- [Work to complete]: No images are to be carried over; print all other material exactly as it stands.

- [Data shown]:
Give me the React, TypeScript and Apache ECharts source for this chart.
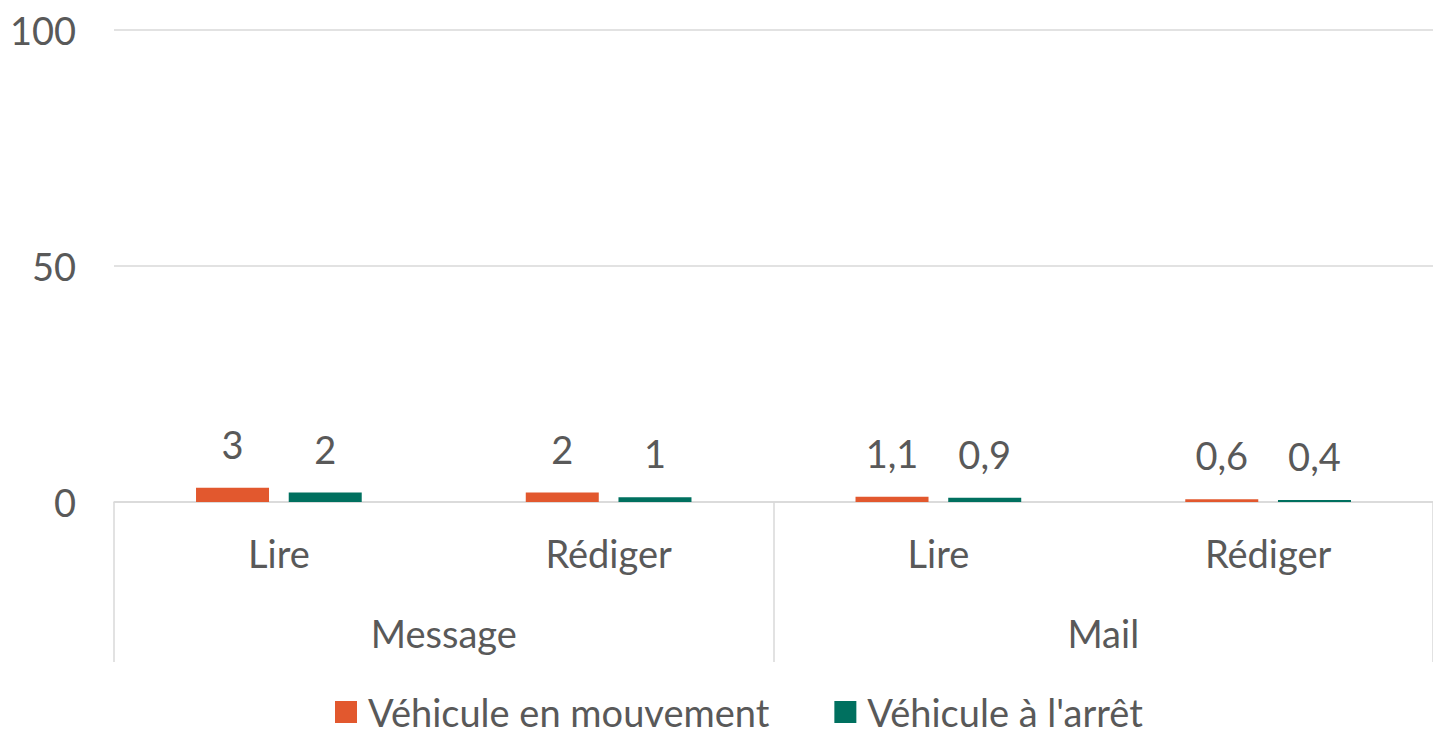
import React, { useEffect, useRef } from "react";
import * as echarts from "echarts";

const subCategories = ["Lire", "Rédiger", "Lire", "Rédiger"];
const groupCategories = ["Message", "Mail"];
const seriesNames = ["Véhicule en mouvement", "Véhicule à l'arrêt"];
const enMouvement = [3, 2, 1.1, 0.6];
const aLArret = [2, 1, 0.9, 0.4];
const colors = ["#E2582E", "#00705F"];

const FONT = "Lato, 'Open Sans', sans-serif";
const TEXT = "#595959";
const FS = 38;

export default function App() {
  const ref = useRef<HTMLDivElement>(null);
  useEffect(() => {
    document.body.style.margin = "0";
    if (!ref.current) return;
    const chart = echarts.init(ref.current, undefined, { renderer: "svg" });
    const fmt = (p: any) => String(p.value).replace(".", ",");
    const label = {
      show: true,
      position: "top",
      distance: 25,
      fontSize: FS,
      color: TEXT,
      fontFamily: FONT,
      formatter: fmt,
    };
    chart.setOption({
      animation: false,
      textStyle: { fontFamily: FONT },
      grid: { left: 114, right: 0, top: 30, bottom: 234, containLabel: false },
      legend: {
        left: 335,
        top: 692,
        padding: 0,
        itemWidth: 22,
        itemHeight: 22,
        itemGap: 65,
        icon: "rect",
        textStyle: {
          fontSize: FS,
          lineHeight: 40,
          color: TEXT,
          fontFamily: FONT,
          padding: [0, 0, 0, 6],
        },
        data: seriesNames,
      },
      xAxis: [
        {
          type: "category",
          data: subCategories,
          axisLine: { show: true, lineStyle: { color: "#d9d9d9", width: 1.5 } },
          axisTick: { show: false },
          axisLabel: { fontSize: FS, color: TEXT, fontFamily: FONT, margin: 32 },
        },
        {
          type: "category",
          data: groupCategories,
          position: "bottom",
          axisLine: { show: false },
          axisTick: { show: true, length: 160, lineStyle: { color: "#d9d9d9", width: 1.5 } },
          axisLabel: { fontSize: FS, color: TEXT, fontFamily: FONT, margin: 112 },
        },
      ],
      yAxis: {
        type: "value",
        min: 0,
        max: 100,
        interval: 50,
        axisLine: { show: false },
        axisTick: { show: false },
        axisLabel: { fontSize: FS, color: TEXT, fontFamily: FONT, margin: 38, padding: [0, 0, 6, 0] },
        splitLine: { lineStyle: { color: "#d9d9d9", width: 1.5 } },
      },
      series: [
        {
          name: seriesNames[0],
          type: "bar",
          data: enMouvement,
          barWidth: 73,
          barGap: "27%",
          itemStyle: { color: colors[0] },
          label,
        },
        {
          name: seriesNames[1],
          type: "bar",
          data: aLArret,
          barWidth: 73,
          barGap: "27%",
          itemStyle: { color: colors[1] },
          label,
        },
      ],
    });
    return () => chart.dispose();
  }, []);
  return <div ref={ref} style={{ width: 1433, height: 736 }} />;
}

- [Exercise output]:
Give me the React, TypeScript and Apache ECharts source for this chart.
import React, { useEffect, useRef } from "react";
import * as echarts from "echarts";

const subCategories = ["Lire", "Rédiger", "Lire", "Rédiger"];
const groupCategories = ["Message", "Mail"];
const seriesNames = ["Véhicule en mouvement", "Véhicule à l'arrêt"];
const enMouvement = [3, 2, 1.1, 0.6];
const aLArret = [2, 1, 0.9, 0.4];
const colors = ["#E2582E", "#00705F"];

const FONT = "Lato, 'Open Sans', sans-serif";
const TEXT = "#595959";
const FS = 38;

export default function App() {
  const ref = useRef<HTMLDivElement>(null);
  useEffect(() => {
    document.body.style.margin = "0";
    if (!ref.current) return;
    const chart = echarts.init(ref.current, undefined, { renderer: "svg" });
    const fmt = (p: any) => String(p.value).replace(".", ",");
    const label = {
      show: true,
      position: "top",
      distance: 25,
      fontSize: FS,
      color: TEXT,
      fontFamily: FONT,
      formatter: fmt,
    };
    chart.setOption({
      animation: false,
      textStyle: { fontFamily: FONT },
      grid: { left: 114, right: 0, top: 30, bottom: 234, containLabel: false },
      legend: {
        left: 335,
        top: 692,
        padding: 0,
        itemWidth: 22,
        itemHeight: 22,
        itemGap: 65,
        icon: "rect",
        textStyle: {
          fontSize: FS,
          lineHeight: 40,
          color: TEXT,
          fontFamily: FONT,
          padding: [0, 0, 0, 6],
        },
        data: seriesNames,
      },
      xAxis: [
        {
          type: "category",
          data: subCategories,
          axisLine: { show: true, lineStyle: { color: "#d9d9d9", width: 1.5 } },
          axisTick: { show: false },
          axisLabel: { fontSize: FS, color: TEXT, fontFamily: FONT, margin: 32 },
        },
        {
          type: "category",
          data: groupCategories,
          position: "bottom",
          axisLine: { show: false },
          axisTick: { show: true, length: 160, lineStyle: { color: "#d9d9d9", width: 1.5 } },
          axisLabel: { fontSize: FS, color: TEXT, fontFamily: FONT, margin: 112 },
        },
      ],
      yAxis: {
        type: "value",
        min: 0,
        max: 100,
        interval: 50,
        axisLine: { show: false },
        axisTick: { show: false },
        axisLabel: { fontSize: FS, color: TEXT, fontFamily: FONT, margin: 38, padding: [0, 0, 6, 0] },
        splitLine: { lineStyle: { color: "#d9d9d9", width: 1.5 } },
      },
      series: [
        {
          name: seriesNames[0],
          type: "bar",
          data: enMouvement,
          barWidth: 73,
          barGap: "27%",
          itemStyle: { color: colors[0] },
          label,
        },
        {
          name: seriesNames[1],
          type: "bar",
          data: aLArret,
          barWidth: 73,
          barGap: "27%",
          itemStyle: { color: colors[1] },
          label,
        },
      ],
    });
    return () => chart.dispose();
  }, []);
  return <div ref={ref} style={{ width: 1433, height: 736 }} />;
}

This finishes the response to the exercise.